**Extracted information:**
○ ○ ○
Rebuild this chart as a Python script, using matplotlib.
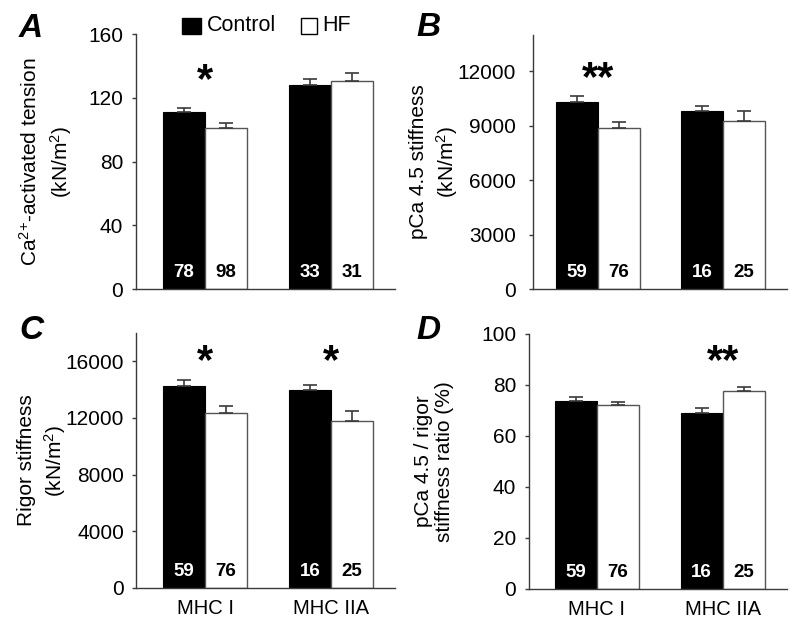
import matplotlib.pyplot as plt
import numpy as np

plt.rcParams['font.family'] = ['Liberation Sans', 'DejaVu Sans']
plt.rcParams['mathtext.fontset'] = 'custom'
plt.rcParams['mathtext.rm'] = 'Liberation Sans'
plt.rcParams['mathtext.it'] = 'Liberation Sans:italic'
plt.rcParams['mathtext.bf'] = 'Liberation Sans:bold'
plt.rcParams['mathtext.default'] = 'regular'

groups = ['MHC I', 'MHC IIA']

# panel A: Ca2+-activated tension (kN/m2)
tension_ctrl = [111, 128]
tension_ctrl_err = [2.3, 3.5]
tension_hf = [101, 130.5]
tension_hf_err = [3.3, 5.2]
tension_n_ctrl = [78, 33]
tension_n_hf = [98, 31]

# panel B: pCa 4.5 stiffness (kN/m2)
pca_ctrl = [10330, 9785]
pca_ctrl_err = [300, 280]
pca_hf = [8865, 9275]
pca_hf_err = [355, 530]

# panel C: rigor stiffness (kN/m2)
rigor_ctrl = [14235, 14000]
rigor_ctrl_err = [450, 350]
rigor_hf = [12350, 11810]
rigor_hf_err = [500, 680]

# panel D: ratio (%)
ratio_ctrl = [73.8, 69.2]
ratio_ctrl_err = [1.3, 1.6]
ratio_hf = [72.1, 77.5]
ratio_hf_err = [1.3, 1.9]

n_ctrl = [59, 16]
n_hf = [76, 25]

# significance marks: (group index, text, y position)
stars_a = [(0, '*', 130.5)]
stars_b = [(0, '**', 11550)]
stars_c = [(0, '*', 15950), (1, '*', 15950)]
stars_d = [(1, '**', 89.1)]

AXIS_COLOR = '#3a3a3a'
W = 0.333

fig = plt.figure(figsize=(8, 6.29), dpi=100)

def panel(rect, ctrl, ctrl_err, hf, hf_err, nc, nh, ylim, yticks, ylabel, stars,
          xlim, show_x, tick_pad, label_x, spacing):
    ax = fig.add_axes(rect)
    x = np.arange(len(groups))
    ax.bar(x - W / 2, ctrl, W, color='black', edgecolor='black', linewidth=0.8,
           yerr=[np.zeros(len(ctrl)), ctrl_err], ecolor=AXIS_COLOR,
           error_kw=dict(capsize=5, elinewidth=1.2, capthick=1.2))
    ax.bar(x + W / 2, hf, W, color='white', edgecolor='#555555', linewidth=1.0,
           yerr=[np.zeros(len(hf)), hf_err], ecolor=AXIS_COLOR,
           error_kw=dict(capsize=5, elinewidth=1.2, capthick=1.2))
    for i in range(len(groups)):
        ax.annotate(str(nc[i]), (x[i] - W / 2, 0), xytext=(0, 12),
                    textcoords='offset points', ha='center', va='center',
                    color='white', fontsize=13.5, fontweight='bold')
        ax.annotate(str(nh[i]), (x[i] + W / 2, 0), xytext=(0, 12),
                    textcoords='offset points', ha='center', va='center',
                    color='black', fontsize=13.5, fontweight='bold')
    for g, s, y in stars:
        ax.text(x[g], y, s, ha='center', va='center', fontsize=30,
                fontweight='bold')
    ax.set_ylim(*ylim)
    ax.set_yticks(yticks)
    ax.set_xlim(*xlim)
    ax.set_ylabel(ylabel, fontsize=15, linespacing=spacing)
    ax.yaxis.set_label_coords(label_x, 0.5)
    for side in ['top', 'right']:
        ax.spines[side].set_visible(False)
    for side in ['left', 'bottom']:
        ax.spines[side].set_color(AXIS_COLOR)
        ax.spines[side].set_linewidth(1.0)
    ax.tick_params(axis='y', length=3, width=1, color=AXIS_COLOR, pad=tick_pad,
                   labelsize=15)
    ax.tick_params(axis='x', length=0, pad=8, labelsize=14.5)
    ax.set_xticks(x)
    if show_x:
        ax.set_xticklabels(groups)
    else:
        ax.set_xticklabels([])
    return ax

panel([0.170, 0.5405, 0.324, 0.4054], tension_ctrl, tension_ctrl_err, tension_hf,
      tension_hf_err, tension_n_ctrl, tension_n_hf, (0, 160), [0, 40, 80, 120, 160],
      'Ca$^{2{+}}$-activated tension\n(kN/m$^2$)', stars_a, (-0.548, 1.508), False,
      6.3, -0.24, 1.35)
panel([0.666, 0.5405, 0.3175, 0.404], pca_ctrl, pca_ctrl_err, pca_hf, pca_hf_err,
      n_ctrl, n_hf, (0, 14000), [0, 3000, 6000, 9000, 12000],
      'pCa 4.5 stiffness\n(kN/m$^2$)', stars_b, (-0.522, 1.51), False,
      9.0, -0.288, 1.3)
panel([0.170, 0.0652, 0.324, 0.4054], rigor_ctrl, rigor_ctrl_err, rigor_hf,
      rigor_hf_err, n_ctrl, n_hf, (0, 18000), [0, 4000, 8000, 12000, 16000],
      'Rigor stiffness\n(kN/m$^2$)', stars_c, (-0.548, 1.508), True,
      5.5, -0.262, 1.3)
panel([0.661, 0.0636, 0.3225, 0.4054], ratio_ctrl, ratio_ctrl_err, ratio_hf,
      ratio_hf_err, n_ctrl, n_hf, (0, 100), [0, 20, 40, 60, 80, 100],
      'pCa 4.5 / rigor\nstiffness ratio (%)', stars_d, (-0.542, 1.51), True,
      6.0, -0.29, 1.15)

# panel letters
for lx, ly, letter in [(0.039, 0.954, 'A'), (0.536, 0.957, 'B'),
                       (0.039, 0.474, 'C'), (0.536, 0.474, 'D')]:
    fig.text(lx, ly, letter, fontsize=24, fontweight='bold', style='italic',
             ha='center', va='center')

# legend
fig.patches.append(plt.Rectangle((0.228, 0.946), 0.0234, 0.0254, facecolor='black',
                                 edgecolor='black', transform=fig.transFigure))
fig.text(0.259, 0.9595, 'Control', fontsize=15.5, va='center')
fig.patches.append(plt.Rectangle((0.376, 0.946), 0.02, 0.025, facecolor='white',
                                 edgecolor='black', linewidth=1,
                                 transform=fig.transFigure))
fig.text(0.403, 0.9595, 'HF', fontsize=15.5, va='center')

fig.savefig('out.png', dpi=100)
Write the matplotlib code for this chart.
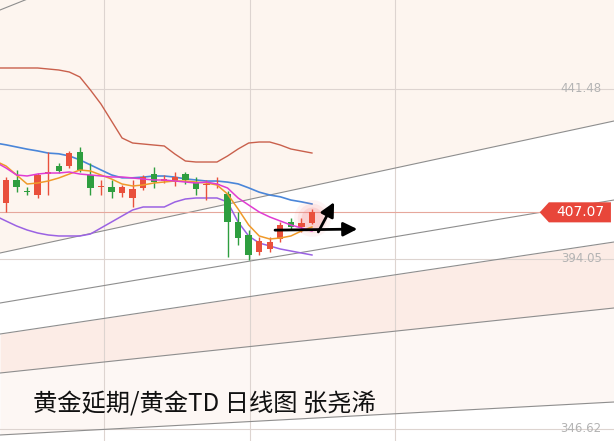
"""
plot.py — 黄金延期/黄金TD daily candlestick chart with MAs, bands and fan lines.
Writes out.png (614x441).
"""
import numpy as np
import matplotlib.pyplot as plt
from matplotlib.patches import Polygon
from matplotlib.transforms import blended_transform_factory

# ── Candles (index 0..29) ────────────────────────────────────────────────────
opens  = [409.67, 416.09, 412.90, 411.91, 417.80, 420.00, 420.00, 423.90, 417.49, 414.00,
          414.14, 412.46, 411.07, 413.86, 417.76, 415.90, 415.53, 417.76, 415.53, 414.70,
          414.60, 412.18, 404.37, 400.75, 396.00, 396.84, 399.63, 404.37, 402.98, 404.09]
highs  = [416.93, 418.88, 414.14, 418.04, 423.90, 420.83, 424.18, 425.30, 420.83, 416.09,
          416.09, 414.70, 416.09, 417.49, 419.72, 417.49, 418.32, 418.32, 416.93, 416.09,
          416.93, 413.02, 407.16, 402.14, 400.19, 400.19, 404.37, 405.49, 405.49, 407.90]
lows   = [407.16, 412.74, 411.91, 411.07, 411.91, 418.04, 419.44, 418.32, 411.91, 411.91,
          411.07, 411.35, 408.56, 413.30, 413.86, 415.25, 414.42, 414.97, 411.91, 410.51,
          413.86, 394.61, 397.96, 393.77, 395.17, 396.00, 398.79, 402.14, 401.58, 403.80]
closes = [416.09, 414.14, 412.74, 417.49, 418.20, 418.60, 423.62, 418.88, 413.86, 414.20,
          412.74, 414.14, 413.58, 416.93, 415.53, 416.10, 416.93, 416.09, 413.58, 414.97,
          414.80, 404.37, 399.91, 395.17, 399.07, 398.79, 403.54, 402.98, 404.09, 407.07]

# ── Indicator lines (index -1..29) ───────────────────────────────────────────
ma_blue = [426.4, 425.9, 425.3, 424.7, 424.2, 423.6, 423.4, 422.8, 421.7, 420.3, 418.9,
           417.5, 416.7, 416.7, 416.9, 417.2, 417.2, 416.9, 416.4, 416.1, 415.8,
           415.8, 415.5, 415.0, 413.9, 412.7, 411.9, 411.4, 410.5, 410.0, 409.4]
ma_orange = [421.39, 420.00, 417.49, 414.97, 415.25, 415.81, 416.65, 417.76, 418.88, 418.60,
             417.49, 416.37, 414.97, 414.42, 414.70, 415.25, 415.53, 415.81, 415.81, 415.53,
             415.25, 414.70, 412.18, 407.99, 403.54, 400.47, 399.63, 399.91, 400.47, 401.86,
             402.98]
ma_magenta = [421.11, 419.44, 417.49, 417.21, 417.76, 418.04, 418.04, 418.32, 417.76, 417.49,
              417.21, 416.93, 416.93, 416.65, 416.37, 416.09, 416.09, 415.81, 415.53, 415.25,
              415.53, 414.97, 413.86, 411.07, 409.11, 407.16, 405.77, 404.65, 403.54, 402.70,
              401.86]
band_lower = [406.05, 404.65, 403.26, 402.14, 401.30, 400.75, 400.47, 400.47, 400.47, 401.02,
              402.70, 404.37, 406.05, 407.72, 408.56, 408.56, 408.56, 409.95, 410.79, 411.07,
              411.07, 411.07, 409.95, 404.37, 400.47, 398.51, 397.68, 396.84, 396.28, 395.72,
              395.17]
band_upper = [447.34, 447.34, 447.34, 447.34, 447.34, 447.06, 446.78, 446.22, 444.83, 441.20,
              437.29, 432.55, 427.81, 426.41, 426.13, 425.85, 425.58, 423.35, 421.39, 421.11,
              421.11, 421.11, 422.79, 424.74, 426.41, 426.69, 426.69, 425.85, 424.74, 424.18,
              423.62]

# ── Fan lines: price at left edge / right edge of the chart ─────────────────
fan_left  = [463.52, 395.72, 381.77, 373.12, 362.24, 344.95]
fan_right = [532.00, 432.55, 410.51, 398.79, 380.38, 354.15]

# ── Axis labels / marks ──────────────────────────────────────────────────────
price_ticks = [441.48, 394.05, 346.62]
tick_labels = ["441.48", "394.05", "346.62"]
vgrid_idx = [9.3, 23.1, 36.9]
last_price = 407.07
title = "黄金延期/黄金TD 日线图 张尧浠"

# arrows drawn on the chart (index, price)
arrow_flat = ((25.5, 402.1), (33.3, 402.4))
arrow_up = ((29.6, 401.6), (31.1, 409.9))

RED = "#e9503c"
GREEN = "#2e9e3f"

XLIM = (-0.57, 57.63)
YLIM = (343.27, 466.31)


def draw_candles(ax):
    x = np.arange(len(opens))
    o, h, l, c = map(np.asarray, (opens, highs, lows, closes))
    up = c >= o
    colors = np.where(up, RED, GREEN)
    ax.vlines(x, l, h, colors=colors, lw=1.0, zorder=5)
    body = np.maximum(np.abs(c - o), 0.35)
    ax.bar(x, body, bottom=np.minimum(o, c), width=0.6, color=colors,
           linewidth=0, zorder=6)
    # glow behind last candle
    for s, a in [(700, 0.08), (450, 0.12), (250, 0.18)]:
        ax.scatter([x[-1]], [closes[-1] - 1.5], s=s, color="#f47a7a",
                   alpha=a, linewidths=0, zorder=4)


def main():
    fig = plt.figure(figsize=(6.14, 4.41), dpi=100)
    ax = fig.add_axes([0, 0, 1, 1])
    ax.set_xlim(*XLIM)
    ax.set_ylim(*YLIM)
    ax.axis("off")
    fig.patch.set_facecolor("white")

    # background bands between fan lines
    xs = np.array(XLIM)
    fan = [np.array([a, b]) for a, b in zip(fan_left, fan_right)]
    ax.fill_between(xs, fan[1], YLIM[1] + 80, color="#fdf5ef", lw=0, zorder=0)
    ax.fill_between(xs, fan[4], fan[3], color="#fcece6", lw=0, zorder=0)
    ax.fill_between(xs, fan[5], fan[4], color="#fdf7f4", lw=0, zorder=0)

    # grid
    for p in price_ticks:
        ax.axhline(p, color="#ddd4d0", lw=0.8, zorder=1)
    for v in vgrid_idx:
        ax.axvline(v, color="#ddd4d0", lw=0.8, zorder=1)

    for f in fan:
        ax.plot(xs, f, color="#8e8e8e", lw=0.8, zorder=2)

    # last-price line
    trans = blended_transform_factory(ax.transAxes, ax.transData)
    ax.plot([0, 0.88], [last_price, last_price], color="#e6a79c", lw=0.8,
            transform=trans, zorder=2)

    # indicator lines
    xi = np.arange(-1, len(opens))
    ax.plot(xi, band_upper, color="#c9604c", lw=1.0, zorder=3)
    ax.plot(xi, band_lower, color="#9b62e3", lw=1.1, zorder=3)
    ax.plot(xi, ma_blue, color="#4a86d9", lw=1.2, zorder=3)
    ax.plot(xi, ma_orange, color="#f09a2a", lw=1.1, zorder=7)
    ax.plot(xi, ma_magenta, color="#e03cd2", lw=1.1, zorder=7)

    draw_candles(ax)

    # arrows
    for (x0, y0), (x1, y1) in (arrow_flat, arrow_up):
        ax.annotate("", xy=(x1, y1), xytext=(x0, y0), zorder=9,
                    arrowprops=dict(arrowstyle="-|>,head_length=0.6,head_width=0.3",
                                    color="black", lw=2.0, shrinkA=0, shrinkB=0,
                                    mutation_scale=14))

    # price labels
    for p, t in zip(price_ticks, tick_labels):
        ax.text(0.98, p, t, transform=trans, ha="right", va="center",
                fontsize=8.5, color="#b3b3b3", zorder=8)

    # last price tag
    half = 2.8
    tag = Polygon([(0.879, last_price), (0.894, last_price + half),
                   (0.995, last_price + half), (0.995, last_price - half),
                   (0.894, last_price - half)], closed=True, transform=trans,
                  facecolor="#e8463a", edgecolor="none", zorder=8)
    ax.add_patch(tag)
    ax.text(0.945, last_price, f"{last_price:.2f}", transform=trans, ha="center",
            va="center", fontsize=10, color="white", zorder=9)

    ax.text(0.054, 0.066, title, transform=ax.transAxes, ha="left", va="baseline",
            fontsize=17.5, color="#111111", zorder=10,
            family=["Noto Sans CJK SC", "DejaVu Sans"])

    fig.savefig("out.png", dpi=100)
    plt.close(fig)


if __name__ == "__main__":
    main()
○ ○ ○
**Set task:** Give back exactly the lines from the one that holds "Write the matplotlib code for this chart." to the one that holds "from matplotlib.transforms import", with both ends and without the images.

**Solution to the problem:**
Write the matplotlib code for this chart.
"""
plot.py — 黄金延期/黄金TD daily candlestick chart with MAs, bands and fan lines.
Writes out.png (614x441).
"""
import numpy as np
import matplotlib.pyplot as plt
from matplotlib.patches import Polygon
from matplotlib.transforms import blended_transform_factory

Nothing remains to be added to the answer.